Sampai di bandara, hal pertama yang bikin pusing adalah
proses check-in. Saya sudah latihan check-in online semalam, tapi entah kenapa
tetap merasa ketinggalan jaman. Seperti saat tiba-tiba dipaksa belajar
teknologi baru yang belum pernah saya sentuh. Saya melihat mbak-mbak di konter
check-in dengan pandangan penuh harap, berharap dia bisa membaca pikiran saya
yang intinya cuma satu: “Tolong, saya butuh bantuan, jangan buat saya terlihat
bodoh di depan banyak orang.”
Setelah melewati drama check-in, saya langsung dihadapkan
dengan ritual baru: pemeriksaan keamanan. Rasanya seperti masuk ke acara talent
show, bedanya yang dinilai bukan bakat, tapi benda-benda tersembunyi di dalam
tas. Saya lihat orang-orang dengan tenang melepaskan sabuk, jam tangan, dan memasukkan
segala macam barang ke dalam tray plastik. Saya ikut-ikutan, tapi saat melepas
sepatu, saya baru sadar kalau kaus kaki saya bolong. Momen malu yang bikin saya
berharap bisa menyusut ke dalam lubang tray plastik itu.
Masuk ke ruang tunggu, saya baru sadar kalau ada perbedaan
besar antara orang yang sudah sering naik pesawat dan yang baru pertama kali.
Orang-orang veteran ini duduk santai, baca buku atau main handphone, seolah
mereka sedang menunggu bus kota. Saya, di sisi lain, duduk tegang, dengan tatapan
mata awas ke arah layar pengumuman. Takut kalau-kalau pesawat saya tiba-tiba
ganti rute ke Afrika.
Panggilan boarding tiba, dan saya mulai berbaris seperti
anak sekolah yang baru pertama kali naik angkot. Masuk ke dalam pesawat, saya
disambut oleh pramugari yang senyumnya seperti hasil operasi plastik. Sopan
tapi sedikit mengintimidasi. Saya mengikuti instruksi dengan patuh, mencari
nomor kursi saya seperti mencari jarum di tumpukan jerami. Ternyata, kursi saya
di sebelah jendela, yang katanya tempat terbaik buat menikmati pemandangan.
Tapi yang terjadi, saya lebih banyak merenung tentang hidup sambil melihat
sayap pesawat yang bergerak seperti di film sci-fi.
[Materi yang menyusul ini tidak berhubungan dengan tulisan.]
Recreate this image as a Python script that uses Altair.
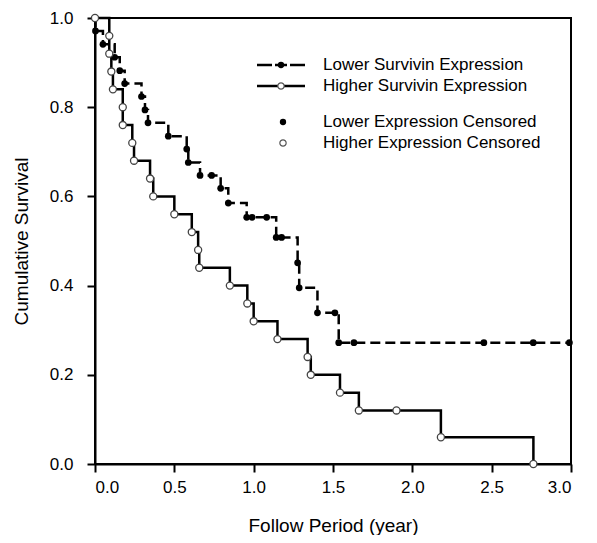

Saat pesawat mulai lepas landas, perut saya seperti
diaduk-aduk oleh blender raksasa. Suara mesin pesawat membuat saya merapal
doa-doa yang tidak saya hafal dengan baik. Tiba-tiba, turbulensi. Rasanya
seperti naik roller coaster yang tidak ada ujungnya. Penumpang lain tampak
tenang, mungkin sudah biasa. Saya, di sisi lain, menggenggam sandaran kursi
dengan keringat dingin mengucur.
Namun, di tengah segala kecemasan itu, ada momen ketika
pesawat sudah stabil di udara. Saya melihat keluar jendela dan menyaksikan
pemandangan awan yang begitu indah. Semua ketakutan dan kecemasan seakan hilang
sejenak. Langit yang biru dan awan putih yang berserakan menjadi latar belakang
pemandangan yang luar biasa.
Saat pesawat mendarat, saya merasa seperti pahlawan yang
baru saja menyelesaikan misi berbahaya. Ada perasaan lega dan bangga yang sulit
dijelaskan. Naik pesawat pertama kali memang penuh drama dan ketegangan, tapi
akhirnya saya bisa berkata, "Saya berhasil." Dan itu adalah
pencapaian kecil yang membuat saya tersenyum sepanjang perjalanan pulang.
Begitulah, pengalaman pertama naik pesawat terbang. Penuh
tantangan, tawa, dan sedikit rasa takut yang membuat saya menghargai setiap
momen. Mungkin, ini akan jadi awal dari petualangan-petualangan seru lainnya.